Harvard Ballet Company adapts "The Giver"

Lois Lowry's beloved novel takes shape in a literary ballet directed, choreographed and performed by students. 

By Anita Lo '16

Adapting works of art to another medium has traditionally presented a challenge: How might a novel become a movie, or a poem a painting? This, of course, draws on the practice that perhaps art is most concerned with: How might an emotion become a song, or a memory a book? How, in other words, do we give the world a version of what we see?

Harvard Ballet Company performs "The Giver."The Harvard Ballet Company will present The Giver, a story told by dances interspersed with original film clips, based on Lois Lowry’s young-adult novel The Giver, which was published in 1993 and won the presitigous Newberry Medal in 1994. The production will also feature musical and visual works by Sam Wu ’17, Matthew Wu ’17, Randa Melhem ’16 and Madison Dildine ’16.

Director and choreographer Catherine Qin ’17 said The Giver came up when HBC planned its season. “Maybe it was because of many of our childhood memories of reading the story, or the opportunity that [the story] offered for deeper emotional reflection and expression,” she said, “but suddenly, we all knew that this had to be the one.”

Lowry’s beloved novel The Giver presents a dystopian world in which “sameness” prevails: Jonas (the protagonist) lives in a community that knows no color, emotion or choice. It is only after Jonas is chosen to bear the memories of joy, pain, death and love – imparted to him by the community’s Giver – that he is able to look upon his community with fresh eyes and feel compelled to give back.

The ballet’s choreographers, dancers and directors clearly took the novel to heart, whether they read it for pleasure as children or as college dancers preparing to communicate Jonas’ experiences to an audience.

"The Giver" posterQin even incorporated the text into the dance: “When I was choreographing my piece, centered on the idea of seeing color in the world, I tried to impart this idea to my dancers from the very start of the rehearsal process when I first described my vision for the piece. And throughout the rehearsal process, I would continually point out moments of the choreography that were meant to evoke the sensations and emotions that one might feel if she were to suddenly experience color for the first time.”

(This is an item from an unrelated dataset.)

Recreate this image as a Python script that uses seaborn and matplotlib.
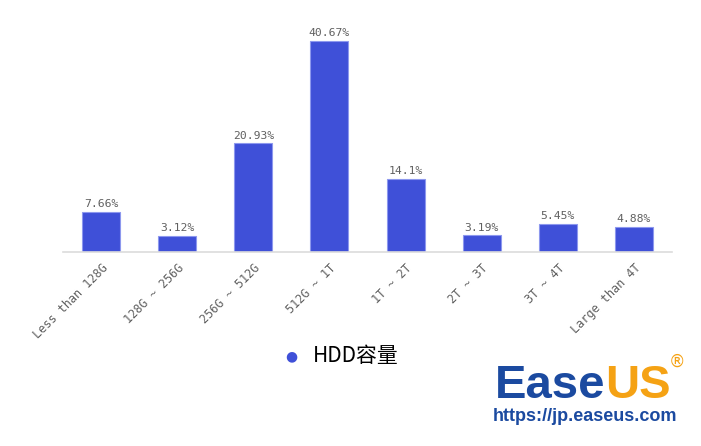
import matplotlib
matplotlib.use("Agg")
import matplotlib.pyplot as plt
import seaborn as sns
import pandas as pd

# HDD capacity share
categories = ["Less than 128G", "128G ~ 256G", "256G ~ 512G", "512G ~ 1T",
              "1T ~ 2T", "2T ~ 3T", "3T ~ 4T", "Large than 4T"]
shares = [7.66, 3.12, 20.93, 40.67, 14.1, 3.19, 5.45, 4.88]
value_labels = ["7.66%", "3.12%", "20.93%", "40.67%", "14.1%", "3.19%", "5.45%", "4.88%"]
series_name = "HDD容量"

df = pd.DataFrame({"capacity": categories, "share": shares})

sns.set_style("white")
plt.rcParams["font.family"] = ["DejaVu Sans", "Noto Sans CJK SC"]

bar_color = "#3f50d8"

fig = plt.figure(figsize=(7.01, 4.46), dpi=100)
ax = fig.add_axes([63 / 701, 194 / 446, 609 / 701, 232 / 446])

sns.barplot(data=df, x="capacity", y="share", color=bar_color, width=0.5,
            edgecolor="#8d98ee", linewidth=0.8, saturation=1, ax=ax)

ax.set_ylim(0, 44.7)
ax.set_xlim(-0.5, len(categories) - 0.5)
sns.despine(ax=ax, left=True)
ax.spines["bottom"].set_color("#dcdcdc")
ax.spines["bottom"].set_linewidth(1.2)
ax.set_yticks([])
ax.set_xlabel("")
ax.set_ylabel("")
ax.tick_params(axis="x", length=4, color="#dcdcdc", width=1, pad=3)
ax.set_xticks(range(len(categories)))
ax.set_xticklabels(categories, rotation=45, ha="right", va="top",
                   rotation_mode="anchor", fontsize=8.5, color="#606060",
                   family="DejaVu Sans Mono")

for i, (v, lab) in enumerate(zip(shares, value_labels)):
    ax.annotate(lab, (i, v), xytext=(0, 2), textcoords="offset points",
                ha="center", va="bottom", fontsize=8.2, color="#606060",
                family="DejaVu Sans Mono")

# legend
fig.text(291 / 701, 1 - 356 / 446, "●", color=bar_color, fontsize=10,
         ha="center", va="center")
fig.text(313 / 701, 1 - 356 / 446, series_name, color="black", fontsize=15,
         ha="left", va="center", family=["Noto Sans CJK SC", "DejaVu Sans"])

# logo
logo_y = 1 - 398 / 446
t1 = fig.text(495 / 701, logo_y, "Ease", color="#1b4aa0", fontsize=34,
              fontweight="bold", family="Liberation Sans", ha="left", va="baseline")
fig.canvas.draw()
bb = t1.get_window_extent()
t2 = fig.text(bb.x1 / 701, logo_y, "US", color="#f5a214", fontsize=34,
              fontweight="bold", family="Liberation Sans", ha="left", va="baseline")
fig.canvas.draw()
bb2 = t2.get_window_extent()
fig.text((bb2.x1 - 2) / 701, 1 - 362 / 446, "®", color="#f5a214", fontsize=12,
         family="DejaVu Sans", ha="left", va="center")
fig.text(493 / 701, 1 - 421 / 446, "https://jp.easeus.com", color="#1b4aa0",
         fontsize=13, fontweight="bold", family="Liberation Sans",
         ha="left", va="baseline")

fig.savefig("out.png", dpi=100)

Lilly Riveron ’17, who co-directs the production, added that other choreographers have embraced the importance of converting the novel’s words to movement. “I’ve heard student choreographer Jacqueline Flood describing to her dancers the precision of movement they need to reflect the Community’s emphasis on “precision of language” in the book,” said Riveron. “In the second dance of the show, which represents the Ceremony of Twelve in which every member of Jonas’ Community is assigned a lifelong job, student choreographer Angela Ma incorporated pantomime-like movements and focuses on developing each dancer’s idiosyncratic role in the piece.”

The dancers attest to the thoughtful choreography as well. “There is so much depth to Lois Lowry's characters, and this prompted me to think about my performance beyond just rehearsal hours and time onstage,” said dancer Gaby Czarniak ’17. “Every little detail counts. For example, there is a section of our piece in which the Receiver starts walking backwards and the Giver then follows.  Although it's ‘just walking,' Miriam [Huettner ‘17], Sophie [Carroll ‘17] and I have spent hours working on getting this just right.”

Watching the dancers rehearse, I was drawn in by the duet and chase between the Giver and the Receiver. I was amused by the spread of bright blue, green, yellow, purple and red socks in one dance – is this Jonas’ introduction to color?

I left the rehearsal excited and energized. The dancers have worked to understand how to receive unknown emotions anew, and then, with fresh eyes, how to give those colors, hopes and fears back to the audience.

The Harvard Ballet Company production of The Giver will run Dec. 4-6 in Farkas Hall. Tickets are $12 for general admission and $8 for students.